The emergence of the IP—which split form the MHP and billed itself as a more responsible and reasonable nationalist, center-right party—thus should have been the deus ex machina that changed the course of these elections. According to IP’s own leadership, they expected to win somewhere between 15 and 20 percent of the vote, pulling at least half of that from the MHP and a significant portion from the AKP.  

Those expectations turned out to be both right and wrong. The IP clearly underperformed its own expectations, securing only 10 percent of votes in the parliamentary election with their presidential candidate doing even worse at 7.3 percent. Although it is difficult to tell with certainty where those votes came from, comparing the outcome of this parliamentary election with the previous ones, there is a notable decrease in the total vote share of the AKP and MHP from roughly 60.4 percent in November 2015 to just 53.6 percent in 2018. It is reasonable to believe that this difference of 6.8 percent of the vote went instead to IP this time around, suggesting the party was right to believe it could take votes from AKP and MHP though less than anticipated. 

That leaves, however, some 3.2 percent of the votes that IP won unaccounted for. Those votes, it would seem came mostly from the CHP, which saw its support diminish by 2.6 percent (from 25.3 percent in November 2015 to 22.7 percent in 2018), although some of those CHP votes likely went to HDP as well. 

Thus, while the center-right is an important political battleground in Turkey, it did not prove the decisive swing vote that both the IP and many analysts were expecting. This could be for a number of reasons. Perhaps Aksener and the IP were not convincing enough to drive center-right voters to defect from the AKP-MHP alliance. Or else the structure of political allegiance is rigid and traditional enough that a new party will not be able to fully capture the center-right, enough people will vote for the party their parents voted for that it will take a change of position by the MHP to really move this bloc of voters out of the AKP camp. 
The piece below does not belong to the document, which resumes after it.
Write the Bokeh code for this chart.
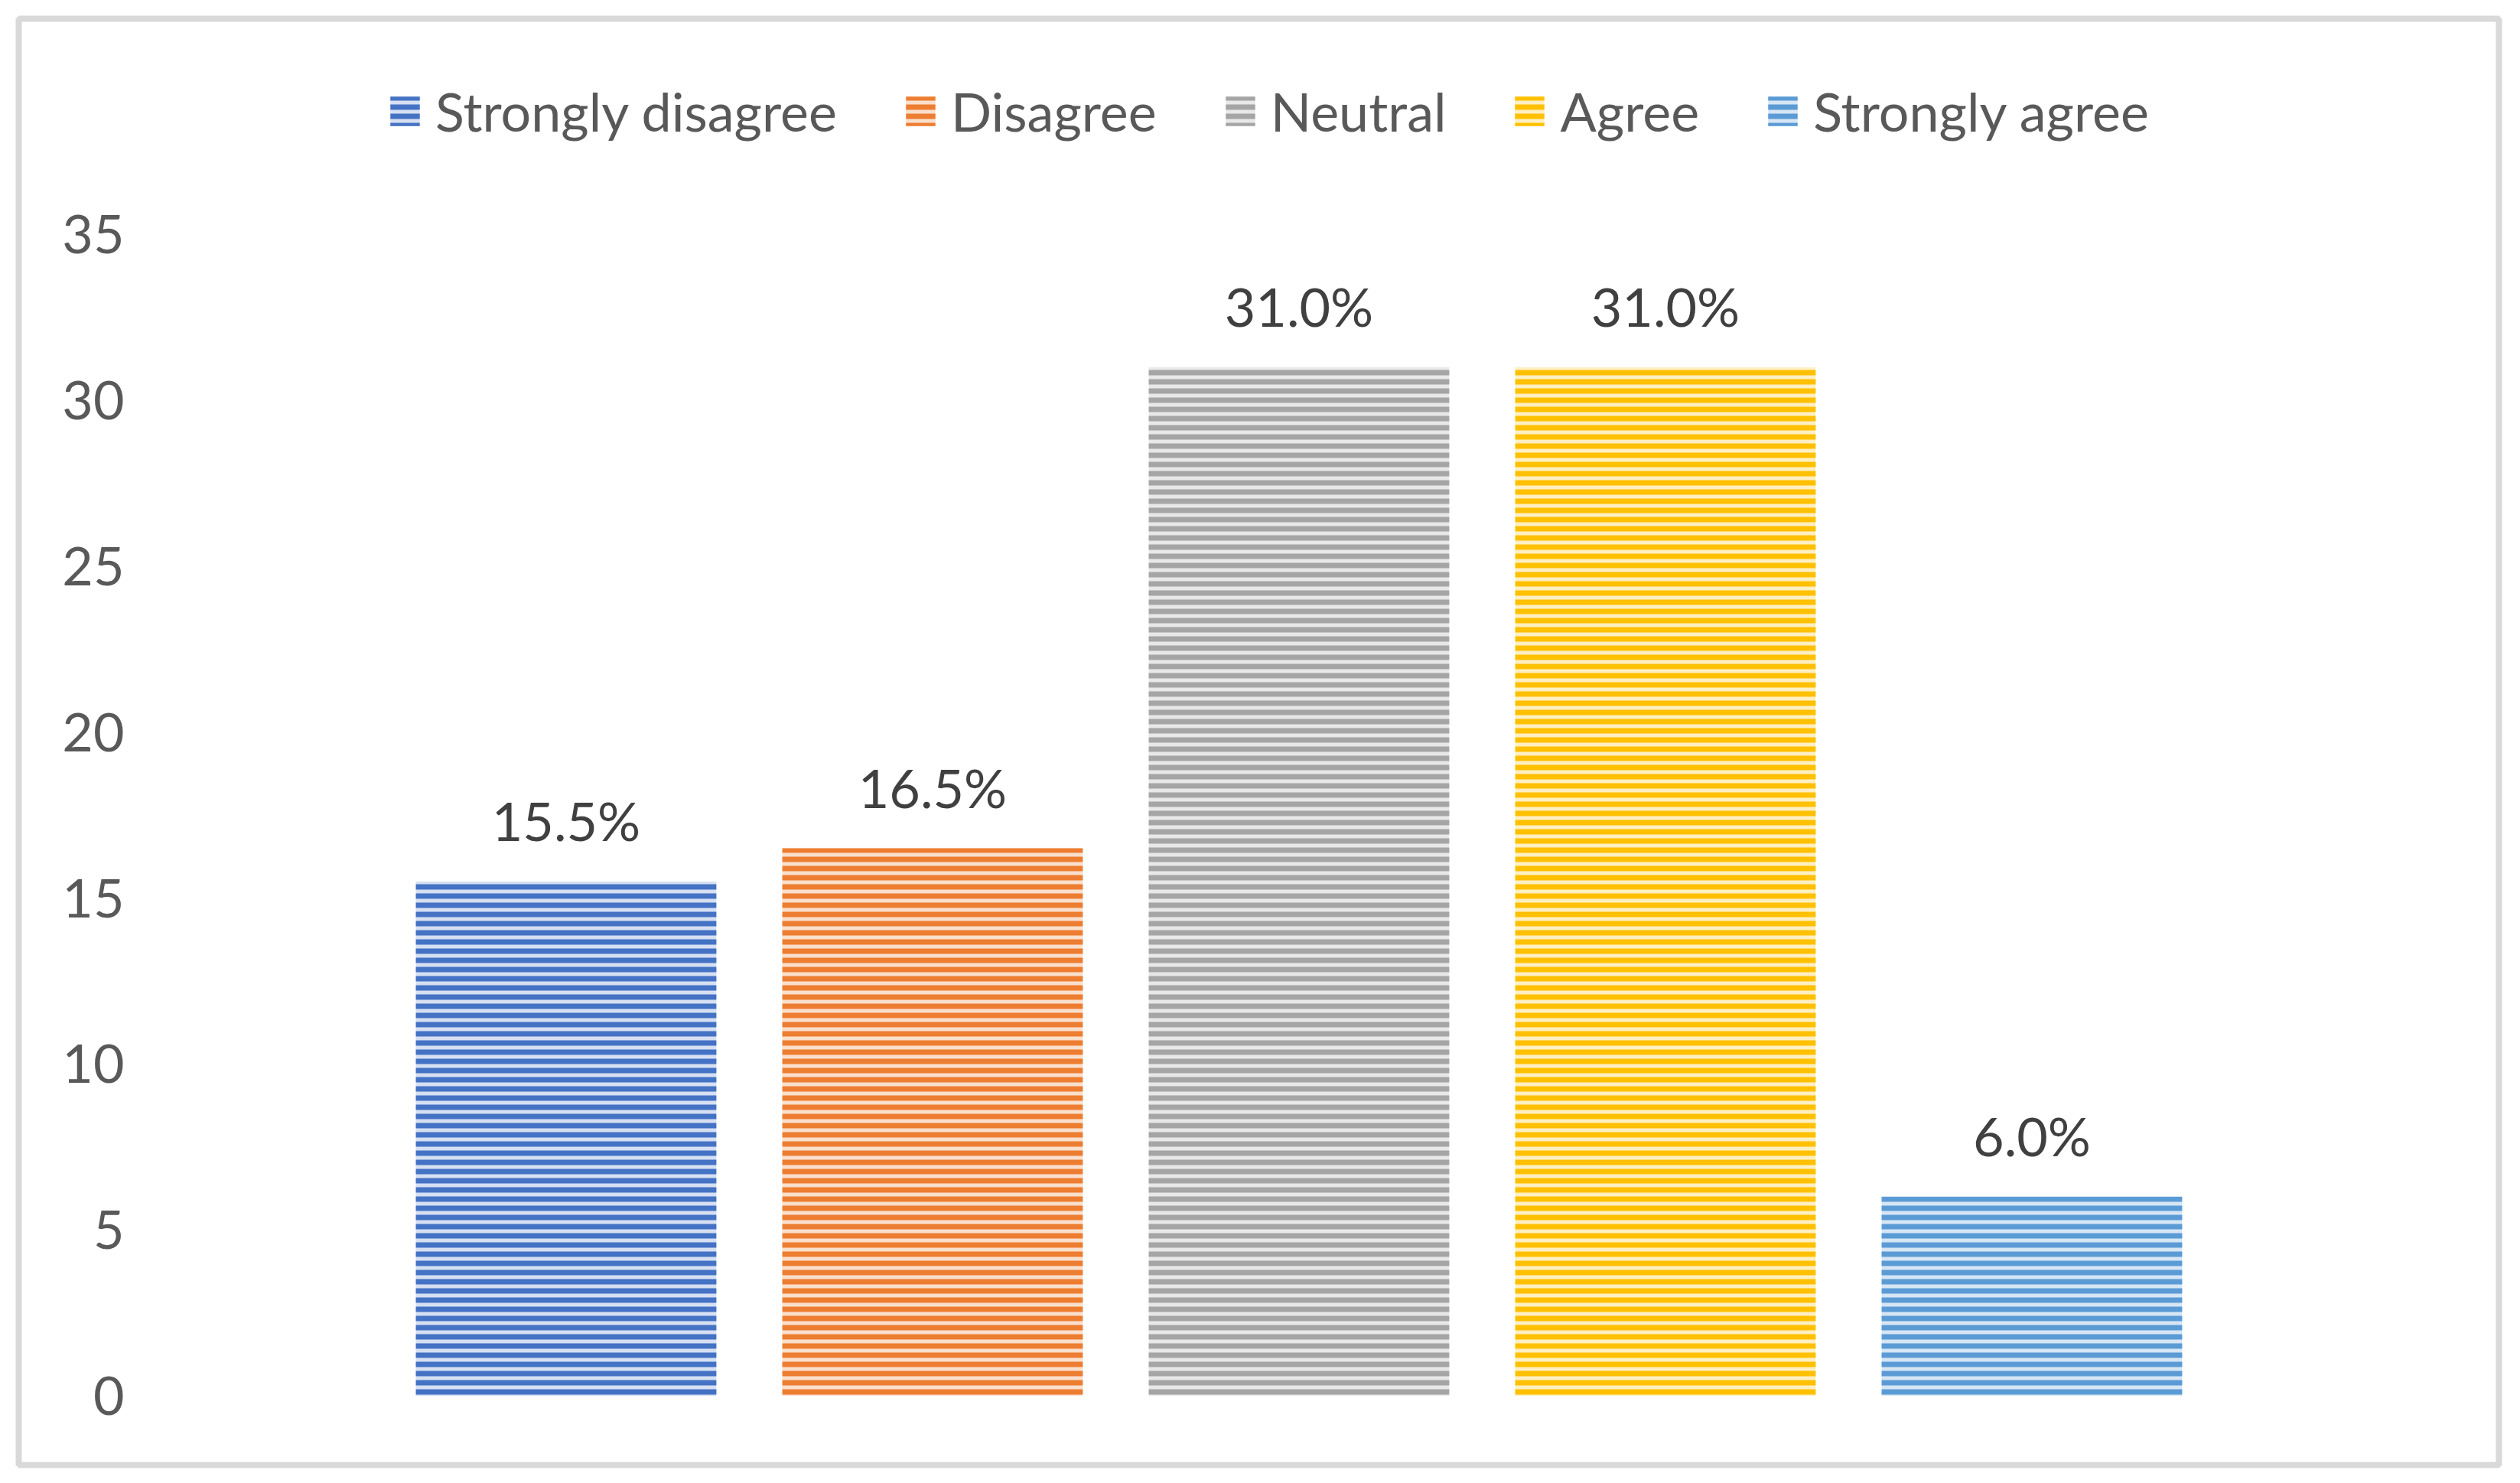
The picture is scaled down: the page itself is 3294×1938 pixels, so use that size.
from bokeh.plotting import figure
from bokeh.models import Range1d, FixedTicker, ColumnDataSource, Legend, LegendItem
from bokeh.core.properties import value
from bokeh.embed import file_html
from bokeh.resources import INLINE

# ---- data ----
categories = ["Strongly disagree", "Disagree", "Neutral", "Agree", "Strongly agree"]
percentages = [15.5, 16.5, 31.0, 31.0, 6.0]
y_ticks = [0, 5, 10, 15, 20, 25, 30, 35]

# ---- styles ----
main_colors = ["#4472C4", "#ED7D31", "#A5A5A5", "#FFC000", "#5B9BD5"]
light_colors = ["#D6E0F2", "#FADFCC", "#E8E8E8", "#FFEFC2", "#D6E6F5"]
FONT = "Lato"
FS = "70px"
W, H = 3282, 1930

src = ColumnDataSource(dict(
    idx=list(range(len(categories))),
    cat=categories,
    val=percentages,
    lab=[f"{v:.1f}%" for v in percentages],
    fill=light_colors,
    hatch=main_colors,
))

p = figure(
    width=W, height=H,
    x_range=Range1d(-1.4937, 5.2746),
    y_range=Range1d(-2.087, 41.504),
    x_axis_location=None,
    output_backend="svg", toolbar_location=None,
    min_border_left=24, min_border_right=W - 3266,
    min_border_top=24, min_border_bottom=H - 1914,
)
p.outline_line_color = "#D9D9D9"
p.outline_line_width = 8
p.xgrid.grid_line_color = None
p.ygrid.grid_line_color = None
p.background_fill_color = "white"
p.border_fill_color = "white"

bars = p.vbar(x="idx", top="val", width=0.82, source=src,
              fill_color="fill", line_color=None,
              hatch_pattern="horizontal_line", hatch_color="hatch",
              hatch_scale=12, hatch_weight=7)

p.text(x="idx", y="val", text="lab", source=src,
       text_align="center", text_baseline="alphabetic", y_offset=-80,
       text_font=value(FONT), text_font_size=FS, text_color="#404040")

ax = p.yaxis[0]
ax.ticker = FixedTicker(ticks=y_ticks)
ax.axis_line_color = None
ax.major_tick_line_color = None
ax.minor_tick_line_color = None
ax.major_tick_out = 0
ax.major_tick_in = 0
ax.major_label_standoff = -138
ax.major_label_text_font = FONT
ax.major_label_text_font_size = FS
ax.major_label_text_color = "#595959"

legend = Legend(
    items=[LegendItem(label=c, renderers=[bars], index=i) for i, c in enumerate(categories)],
    orientation="horizontal",
    location=(481, 1727),
    glyph_width=48, glyph_height=48,
    label_standoff=16, spacing=85, padding=0, margin=0,
    label_text_font=FONT, label_text_font_size=FS, label_text_color="#595959",
    label_height=48, border_line_color=None, background_fill_alpha=0,
)
p.add_layout(legend, "center")

open("out.html", "w").write(file_html(p, INLINE))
Just as importantly, however, it is now evident that the path to electoral success in Turkey lies not just in new permutations of alliances across the political spectrum but in exploding the categories that have long demarcated the positions of Turkish political parties. The surprise performance in this election came not from Aksener and the right, but from Ince and the secular left. By transcending the rigid anti-religious secularity, socialism, and Turkish ethnocentrism that CHP once stood for, campaigning with his headscarf-clad sister, articulating a dynamic economic vision, and even visiting Demirtas in jail, Ince was able to attract voters to his presidential campaign that never before would have voted for a CHP candidate.  

The AKP redefined Turkey’s political map in 2002. Politicians and analysts alike will continue to be proved wrong as long as they continue attempting to beat Erdogan on the battlefield he has defined.